=== TASK BRIEF ===
Repeat the listing exactly as given, omitting every image.

=== RECORDED DATA ===
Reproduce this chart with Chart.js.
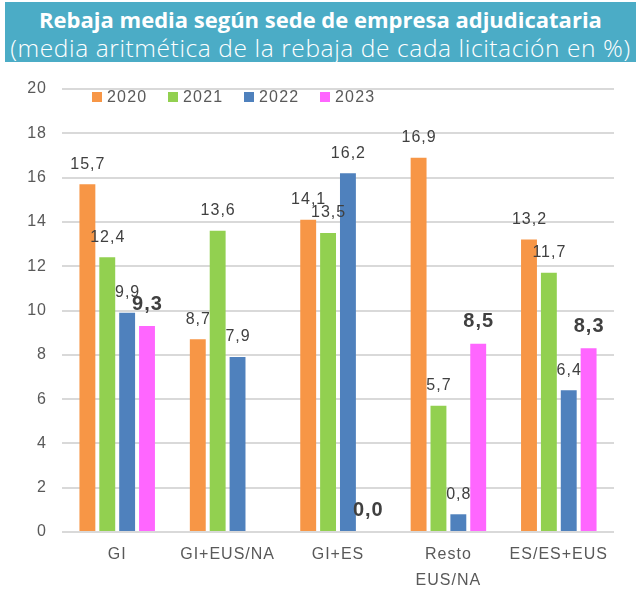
<!DOCTYPE html>
<html>
<head>
<meta charset="utf-8">
<script src="https://cdn.jsdelivr.net/npm/chart.js@4"></script>
<style>
  html, body { margin: 0; padding: 0; background: #fff; }
  body { width: 641px; height: 595px; position: relative; overflow: hidden; }
  #banner {
    position: absolute; left: 5px; top: 2px; width: 631px; height: 60px;
    background: #4BACC6; color: #fff; text-align: center;
    font-family: "Open Sans", "Noto Sans", sans-serif;
  }
  #banner .l1 { position: absolute; left: 0; right: 0; top: 2px; font-size: 22px; font-weight: 700; line-height: 30px; }
  #banner .l2 { position: absolute; left: 0; right: 0; top: 31px; font-size: 24.5px; font-weight: 300; line-height: 30px; letter-spacing: 0.6px; white-space: nowrap; }
  #wrap { position: absolute; left: 0; top: 62px; width: 641px; height: 533px; }
</style>
</head>
<body>
<div id="banner">
  <div class="l1">Rebaja media según sede de empresa adjudicataria</div>
  <div class="l2">(media aritmética de la rebaja de cada licitación en %)</div>
</div>
<div id="wrap"><canvas id="c" width="641" height="533"></canvas></div>
<script>
const categories = [["GI"], ["GI+EUS/NA"], ["GI+ES"], ["Resto", "EUS/NA"], ["ES/ES+EUS"]];
const seriesNames = ["2020", "2021", "2022", "2023"];
const values2020 = [15.7, 8.7, 14.1, 16.9, 13.2];
const values2021 = [12.4, 13.6, 13.5, 5.7, 11.7];
const values2022 = [9.9, 7.9, 16.2, 0.8, 6.4];
const values2023 = [9.3, null, 0.0, 8.5, 8.3];
const yTicks = [0, 2, 4, 6, 8, 10, 12, 14, 16, 18, 20];

const colors = ["#F79646", "#92D050", "#4F81BD", "#FF66FF"];
const FONT = "'Liberation Sans', Arial, sans-serif";

const fmt = v => v.toFixed(1).replace('.', ',');

const spacingPlugin = {
  id: 'spacing',
  beforeDraw(chart) { chart.ctx.letterSpacing = '1px'; }
};

const labelPlugin = {
  id: 'valueLabels',
  afterDatasetsDraw(chart) {
    const ctx = chart.ctx;
    ctx.save();
    ctx.letterSpacing = '1px';
    ctx.textAlign = 'center';
    ctx.textBaseline = 'middle';
    chart.data.datasets.forEach((ds, di) => {
      const meta = chart.getDatasetMeta(di);
      const bold = di === 3;
      ctx.font = (bold ? 'bold 20px ' : '16px ') + FONT;
      ctx.fillStyle = '#404040';
      meta.data.forEach((bar, i) => {
        const v = ds.data[i];
        if (v === null || v === undefined) return;
        ctx.fillText(fmt(v), bar.x + 0.5, bar.y - (bold ? 22 : 20));
      });
    });
    ctx.restore();
  }
};

const legendPlugin = {
  id: 'innerLegend',
  afterDraw(chart) {
    const ctx = chart.ctx;
    ctx.save();
    ctx.letterSpacing = '1.2px';
    ctx.font = '16px ' + FONT;
    ctx.textBaseline = 'middle';
    ctx.textAlign = 'left';
    let x = 92;
    const y = 97 - 62;
    chart.data.datasets.forEach((ds) => {
      ctx.fillStyle = ds.backgroundColor;
      ctx.fillRect(x, y - 5, 10, 10);
      ctx.fillStyle = '#595959';
      ctx.fillText(ds.label, x + 15, y + 1);
      x = x + 76;
    });
    ctx.restore();
  }
};

const datasets = [values2020, values2021, values2022, values2023].map((d, i) => ({
  label: seriesNames[i],
  data: d,
  backgroundColor: colors[i],
  borderWidth: 0,
  barPercentage: 0.8,
  categoryPercentage: 0.72
}));

new Chart(document.getElementById('c'), {
  type: 'bar',
  data: { labels: categories, datasets },
  options: {
    responsive: false,
    animation: false,
    layout: { padding: { top: 27, right: 27, left: 0, bottom: 0 } },
    plugins: { legend: { display: false }, tooltip: { enabled: false }, title: { display: false } },
    scales: {
      x: {
        grid: { display: false, drawTicks: false },
        border: { display: false },
        ticks: { color: '#595959', font: { family: FONT, size: 16, lineHeight: 1.6 }, padding: 10, maxRotation: 0, autoSkip: false },
        afterFit(s) { s.height = 63; }
      },
      y: {
        min: 0, max: 20,
        afterBuildTicks(s) { s.ticks = yTicks.map(v => ({ value: v })); },
        grid: { color: '#D9D9D9', lineWidth: 2, drawTicks: false },
        border: { display: false },
        ticks: { color: '#595959', font: { family: FONT, size: 16 }, padding: 15 },
        afterFit(s) { s.width = 62; }
      }
    }
  },
  plugins: [spacingPlugin, labelPlugin, legendPlugin]
});
</script>
</body>
</html>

=== ANSWER TO THIS EXERCISE ===
Reproduce this chart with Chart.js.
<!DOCTYPE html>
<html>
<head>
<meta charset="utf-8">
<script src="https://cdn.jsdelivr.net/npm/chart.js@4"></script>
<style>
  html, body { margin: 0; padding: 0; background: #fff; }
  body { width: 641px; height: 595px; position: relative; overflow: hidden; }
  #banner {
    position: absolute; left: 5px; top: 2px; width: 631px; height: 60px;
    background: #4BACC6; color: #fff; text-align: center;
    font-family: "Open Sans", "Noto Sans", sans-serif;
  }
  #banner .l1 { position: absolute; left: 0; right: 0; top: 2px; font-size: 22px; font-weight: 700; line-height: 30px; }
  #banner .l2 { position: absolute; left: 0; right: 0; top: 31px; font-size: 24.5px; font-weight: 300; line-height: 30px; letter-spacing: 0.6px; white-space: nowrap; }
  #wrap { position: absolute; left: 0; top: 62px; width: 641px; height: 533px; }
</style>
</head>
<body>
<div id="banner">
  <div class="l1">Rebaja media según sede de empresa adjudicataria</div>
  <div class="l2">(media aritmética de la rebaja de cada licitación en %)</div>
</div>
<div id="wrap"><canvas id="c" width="641" height="533"></canvas></div>
<script>
const categories = [["GI"], ["GI+EUS/NA"], ["GI+ES"], ["Resto", "EUS/NA"], ["ES/ES+EUS"]];
const seriesNames = ["2020", "2021", "2022", "2023"];
const values2020 = [15.7, 8.7, 14.1, 16.9, 13.2];
const values2021 = [12.4, 13.6, 13.5, 5.7, 11.7];
const values2022 = [9.9, 7.9, 16.2, 0.8, 6.4];
const values2023 = [9.3, null, 0.0, 8.5, 8.3];
const yTicks = [0, 2, 4, 6, 8, 10, 12, 14, 16, 18, 20];

const colors = ["#F79646", "#92D050", "#4F81BD", "#FF66FF"];
const FONT = "'Liberation Sans', Arial, sans-serif";

const fmt = v => v.toFixed(1).replace('.', ',');

const spacingPlugin = {
  id: 'spacing',
  beforeDraw(chart) { chart.ctx.letterSpacing = '1px'; }
};

const labelPlugin = {
  id: 'valueLabels',
  afterDatasetsDraw(chart) {
    const ctx = chart.ctx;
    ctx.save();
    ctx.letterSpacing = '1px';
    ctx.textAlign = 'center';
    ctx.textBaseline = 'middle';
    chart.data.datasets.forEach((ds, di) => {
      const meta = chart.getDatasetMeta(di);
      const bold = di === 3;
      ctx.font = (bold ? 'bold 20px ' : '16px ') + FONT;
      ctx.fillStyle = '#404040';
      meta.data.forEach((bar, i) => {
        const v = ds.data[i];
        if (v === null || v === undefined) return;
        ctx.fillText(fmt(v), bar.x + 0.5, bar.y - (bold ? 22 : 20));
      });
    });
    ctx.restore();
  }
};

const legendPlugin = {
  id: 'innerLegend',
  afterDraw(chart) {
    const ctx = chart.ctx;
    ctx.save();
    ctx.letterSpacing = '1.2px';
    ctx.font = '16px ' + FONT;
    ctx.textBaseline = 'middle';
    ctx.textAlign = 'left';
    let x = 92;
    const y = 97 - 62;
    chart.data.datasets.forEach((ds) => {
      ctx.fillStyle = ds.backgroundColor;
      ctx.fillRect(x, y - 5, 10, 10);
      ctx.fillStyle = '#595959';
      ctx.fillText(ds.label, x + 15, y + 1);
      x = x + 76;
    });
    ctx.restore();
  }
};

const datasets = [values2020, values2021, values2022, values2023].map((d, i) => ({
  label: seriesNames[i],
  data: d,
  backgroundColor: colors[i],
  borderWidth: 0,
  barPercentage: 0.8,
  categoryPercentage: 0.72
}));

new Chart(document.getElementById('c'), {
  type: 'bar',
  data: { labels: categories, datasets },
  options: {
    responsive: false,
    animation: false,
    layout: { padding: { top: 27, right: 27, left: 0, bottom: 0 } },
    plugins: { legend: { display: false }, tooltip: { enabled: false }, title: { display: false } },
    scales: {
      x: {
        grid: { display: false, drawTicks: false },
        border: { display: false },
        ticks: { color: '#595959', font: { family: FONT, size: 16, lineHeight: 1.6 }, padding: 10, maxRotation: 0, autoSkip: false },
        afterFit(s) { s.height = 63; }
      },
      y: {
        min: 0, max: 20,
        afterBuildTicks(s) { s.ticks = yTicks.map(v => ({ value: v })); },
        grid: { color: '#D9D9D9', lineWidth: 2, drawTicks: false },
        border: { display: false },
        ticks: { color: '#595959', font: { family: FONT, size: 16 }, padding: 15 },
        afterFit(s) { s.width = 62; }
      }
    }
  },
  plugins: [spacingPlugin, labelPlugin, legendPlugin]
});
</script>
</body>
</html>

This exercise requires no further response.